- To be done
Give the data again, word for word.

- Information shown

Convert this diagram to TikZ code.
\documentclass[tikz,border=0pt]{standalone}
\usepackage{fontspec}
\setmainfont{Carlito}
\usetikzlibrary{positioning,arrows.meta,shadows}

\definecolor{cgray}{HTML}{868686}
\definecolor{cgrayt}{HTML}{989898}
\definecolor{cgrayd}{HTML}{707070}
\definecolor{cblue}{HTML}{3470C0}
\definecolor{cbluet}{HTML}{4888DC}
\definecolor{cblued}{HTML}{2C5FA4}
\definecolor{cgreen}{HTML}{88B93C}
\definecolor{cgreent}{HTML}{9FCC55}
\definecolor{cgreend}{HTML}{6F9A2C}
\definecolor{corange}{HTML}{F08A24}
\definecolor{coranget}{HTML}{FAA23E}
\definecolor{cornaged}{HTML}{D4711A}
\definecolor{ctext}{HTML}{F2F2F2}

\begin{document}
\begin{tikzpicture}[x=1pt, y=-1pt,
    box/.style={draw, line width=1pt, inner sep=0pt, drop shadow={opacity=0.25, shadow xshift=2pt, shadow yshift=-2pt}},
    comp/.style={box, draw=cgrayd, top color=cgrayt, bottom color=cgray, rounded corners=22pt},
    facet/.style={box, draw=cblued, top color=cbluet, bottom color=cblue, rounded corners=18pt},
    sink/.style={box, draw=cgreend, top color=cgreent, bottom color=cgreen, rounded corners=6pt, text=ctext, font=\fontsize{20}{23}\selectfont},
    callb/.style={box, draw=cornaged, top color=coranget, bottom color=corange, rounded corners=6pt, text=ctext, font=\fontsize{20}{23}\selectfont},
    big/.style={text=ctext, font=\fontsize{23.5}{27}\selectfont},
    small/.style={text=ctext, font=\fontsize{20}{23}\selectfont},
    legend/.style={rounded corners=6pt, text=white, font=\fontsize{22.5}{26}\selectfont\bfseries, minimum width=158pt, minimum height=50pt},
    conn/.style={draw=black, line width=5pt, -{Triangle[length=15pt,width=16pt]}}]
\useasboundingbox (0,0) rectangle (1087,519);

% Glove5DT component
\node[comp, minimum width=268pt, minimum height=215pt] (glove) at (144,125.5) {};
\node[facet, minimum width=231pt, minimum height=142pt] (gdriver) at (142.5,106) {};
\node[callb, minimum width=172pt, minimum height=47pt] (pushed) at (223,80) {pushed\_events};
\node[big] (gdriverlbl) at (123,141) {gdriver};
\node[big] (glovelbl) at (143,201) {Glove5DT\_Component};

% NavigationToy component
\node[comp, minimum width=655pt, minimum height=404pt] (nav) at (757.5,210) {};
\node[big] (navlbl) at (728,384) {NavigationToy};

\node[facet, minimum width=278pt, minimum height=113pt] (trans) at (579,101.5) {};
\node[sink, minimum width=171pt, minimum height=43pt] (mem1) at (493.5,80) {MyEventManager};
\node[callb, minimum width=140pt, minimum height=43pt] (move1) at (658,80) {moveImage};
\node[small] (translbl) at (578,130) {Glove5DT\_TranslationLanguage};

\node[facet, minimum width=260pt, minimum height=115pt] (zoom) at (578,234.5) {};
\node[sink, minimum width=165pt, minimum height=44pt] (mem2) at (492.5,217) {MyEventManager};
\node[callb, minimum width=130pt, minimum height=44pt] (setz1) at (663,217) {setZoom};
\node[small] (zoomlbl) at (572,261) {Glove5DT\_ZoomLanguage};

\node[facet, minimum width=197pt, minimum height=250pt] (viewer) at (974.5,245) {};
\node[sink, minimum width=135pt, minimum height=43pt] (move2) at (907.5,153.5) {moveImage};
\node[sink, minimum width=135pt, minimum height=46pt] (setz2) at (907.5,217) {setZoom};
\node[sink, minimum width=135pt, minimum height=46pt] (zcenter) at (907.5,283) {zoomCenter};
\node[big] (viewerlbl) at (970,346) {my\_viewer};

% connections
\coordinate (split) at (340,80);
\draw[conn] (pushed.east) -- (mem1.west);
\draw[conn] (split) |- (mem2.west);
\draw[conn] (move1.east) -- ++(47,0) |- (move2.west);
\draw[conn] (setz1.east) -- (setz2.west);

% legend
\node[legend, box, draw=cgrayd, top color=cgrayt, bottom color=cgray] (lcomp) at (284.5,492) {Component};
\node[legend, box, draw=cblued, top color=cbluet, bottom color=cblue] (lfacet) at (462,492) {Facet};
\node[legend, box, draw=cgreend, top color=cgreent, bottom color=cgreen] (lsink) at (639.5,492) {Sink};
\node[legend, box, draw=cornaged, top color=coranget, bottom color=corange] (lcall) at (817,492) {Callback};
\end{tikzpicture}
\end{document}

- Complete answer
Convert this diagram to TikZ code.
\documentclass[tikz,border=0pt]{standalone}
\usepackage{fontspec}
\setmainfont{Carlito}
\usetikzlibrary{positioning,arrows.meta,shadows}

\definecolor{cgray}{HTML}{868686}
\definecolor{cgrayt}{HTML}{989898}
\definecolor{cgrayd}{HTML}{707070}
\definecolor{cblue}{HTML}{3470C0}
\definecolor{cbluet}{HTML}{4888DC}
\definecolor{cblued}{HTML}{2C5FA4}
\definecolor{cgreen}{HTML}{88B93C}
\definecolor{cgreent}{HTML}{9FCC55}
\definecolor{cgreend}{HTML}{6F9A2C}
\definecolor{corange}{HTML}{F08A24}
\definecolor{coranget}{HTML}{FAA23E}
\definecolor{cornaged}{HTML}{D4711A}
\definecolor{ctext}{HTML}{F2F2F2}

\begin{document}
\begin{tikzpicture}[x=1pt, y=-1pt,
    box/.style={draw, line width=1pt, inner sep=0pt, drop shadow={opacity=0.25, shadow xshift=2pt, shadow yshift=-2pt}},
    comp/.style={box, draw=cgrayd, top color=cgrayt, bottom color=cgray, rounded corners=22pt},
    facet/.style={box, draw=cblued, top color=cbluet, bottom color=cblue, rounded corners=18pt},
    sink/.style={box, draw=cgreend, top color=cgreent, bottom color=cgreen, rounded corners=6pt, text=ctext, font=\fontsize{20}{23}\selectfont},
    callb/.style={box, draw=cornaged, top color=coranget, bottom color=corange, rounded corners=6pt, text=ctext, font=\fontsize{20}{23}\selectfont},
    big/.style={text=ctext, font=\fontsize{23.5}{27}\selectfont},
    small/.style={text=ctext, font=\fontsize{20}{23}\selectfont},
    legend/.style={rounded corners=6pt, text=white, font=\fontsize{22.5}{26}\selectfont\bfseries, minimum width=158pt, minimum height=50pt},
    conn/.style={draw=black, line width=5pt, -{Triangle[length=15pt,width=16pt]}}]
\useasboundingbox (0,0) rectangle (1087,519);

% Glove5DT component
\node[comp, minimum width=268pt, minimum height=215pt] (glove) at (144,125.5) {};
\node[facet, minimum width=231pt, minimum height=142pt] (gdriver) at (142.5,106) {};
\node[callb, minimum width=172pt, minimum height=47pt] (pushed) at (223,80) {pushed\_events};
\node[big] (gdriverlbl) at (123,141) {gdriver};
\node[big] (glovelbl) at (143,201) {Glove5DT\_Component};

% NavigationToy component
\node[comp, minimum width=655pt, minimum height=404pt] (nav) at (757.5,210) {};
\node[big] (navlbl) at (728,384) {NavigationToy};

\node[facet, minimum width=278pt, minimum height=113pt] (trans) at (579,101.5) {};
\node[sink, minimum width=171pt, minimum height=43pt] (mem1) at (493.5,80) {MyEventManager};
\node[callb, minimum width=140pt, minimum height=43pt] (move1) at (658,80) {moveImage};
\node[small] (translbl) at (578,130) {Glove5DT\_TranslationLanguage};

\node[facet, minimum width=260pt, minimum height=115pt] (zoom) at (578,234.5) {};
\node[sink, minimum width=165pt, minimum height=44pt] (mem2) at (492.5,217) {MyEventManager};
\node[callb, minimum width=130pt, minimum height=44pt] (setz1) at (663,217) {setZoom};
\node[small] (zoomlbl) at (572,261) {Glove5DT\_ZoomLanguage};

\node[facet, minimum width=197pt, minimum height=250pt] (viewer) at (974.5,245) {};
\node[sink, minimum width=135pt, minimum height=43pt] (move2) at (907.5,153.5) {moveImage};
\node[sink, minimum width=135pt, minimum height=46pt] (setz2) at (907.5,217) {setZoom};
\node[sink, minimum width=135pt, minimum height=46pt] (zcenter) at (907.5,283) {zoomCenter};
\node[big] (viewerlbl) at (970,346) {my\_viewer};

% connections
\coordinate (split) at (340,80);
\draw[conn] (pushed.east) -- (mem1.west);
\draw[conn] (split) |- (mem2.west);
\draw[conn] (move1.east) -- ++(47,0) |- (move2.west);
\draw[conn] (setz1.east) -- (setz2.west);

% legend
\node[legend, box, draw=cgrayd, top color=cgrayt, bottom color=cgray] (lcomp) at (284.5,492) {Component};
\node[legend, box, draw=cblued, top color=cbluet, bottom color=cblue] (lfacet) at (462,492) {Facet};
\node[legend, box, draw=cgreend, top color=cgreent, bottom color=cgreen] (lsink) at (639.5,492) {Sink};
\node[legend, box, draw=cornaged, top color=coranget, bottom color=corange] (lcall) at (817,492) {Callback};
\end{tikzpicture}
\end{document}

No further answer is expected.